FC:  I used an Onkyo dual 4’s as a pseudo sub (as outlined at the beginning of this post)

RL and RR:  I used a KEF 5 1/4″ ported single speaker. It is not a center speaker, but I used it as one. This required twisting speaker wire together from the RL and RR out of the receiver and twisting another speaker wire to the twisted wire. The other end of this newly twisted single wire connects to the back of the rear center.

SL and SR and MC:  Connect a speaker switch off of the receiver connections for SL and SR and middle center. I used a pair of Technics 12’s as pseudo subs and this BIC 5 1/4″ center as a middle center placed on the floor. To connect the BIC speaker I took the speaker wire from L and R on one of the speakers outputs on the speaker switch. Then I twisted the wire together along with another single speaker wire. The other end of the speaker wire I connected to the BIC speaker.
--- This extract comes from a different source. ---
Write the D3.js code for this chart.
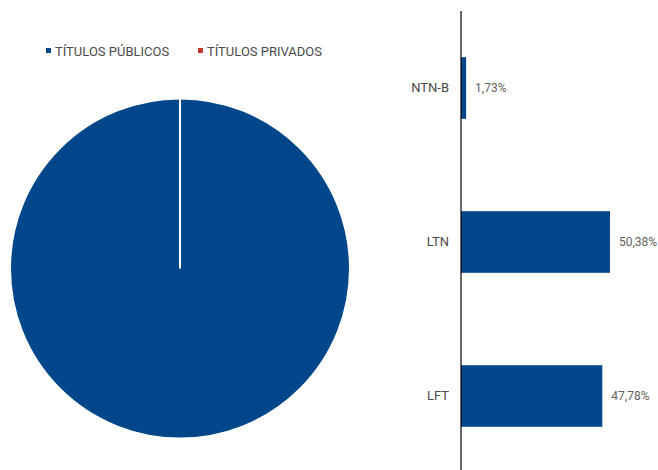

This sends the sound from the SL and SR to this speaker.

Subs: Use a “y” cable off the single sub output on the receiver and connect two powered subs to it. In my case only one receiver has a working sub output port on it so I did it this way instead: I connected a “y” cable to the one working sub port on the Sony receiver. Then I connected two more “y” cables to the “y” cable I already connected to the receiver (I did this by connecting one to the red side and the other to white side). This allowed me to connect 4 powered subs off of one single sub woofer port on the back of a receiver. I turned the sub volume on the receiver up all the way. I did not turn the main volume up anywhere near that high nor should you or will cause clipping to the speakers, receiver and damage your hearing (possibly even go deaf). I turned the volume on each powered sub up approximately 1/4 of the way (adjust as needed to make them play at the same volume).

Speaker placement tips:

Powered Subs: Place one in each corner of the room about a 1/2 or so from the baseboard. Elevate if needed. Angle against two walls in a corner if possible.

PS:  (Use 10’s if that is the best you can find, but 12’s are much better for this). Place them about a 1/2″ or so from the baseboard and make sure they sit directly on the floor. Elevate slightly only if necessary. Use these as speaker stands for the 5 1/4″ speakers (or whatever size you end up using. Personally I think 5 1/4″ are perfect in size for optimal sound movement and recreation of sound).

LR, RR and RC: Use speaker stands for these speakers. Remember you want these speakers to be as close as possible in height as the speakers sitting on the pseudo subs.

MC: Elevate only slightly off the ground and angle it up towards you, but not aimed at the ceiling.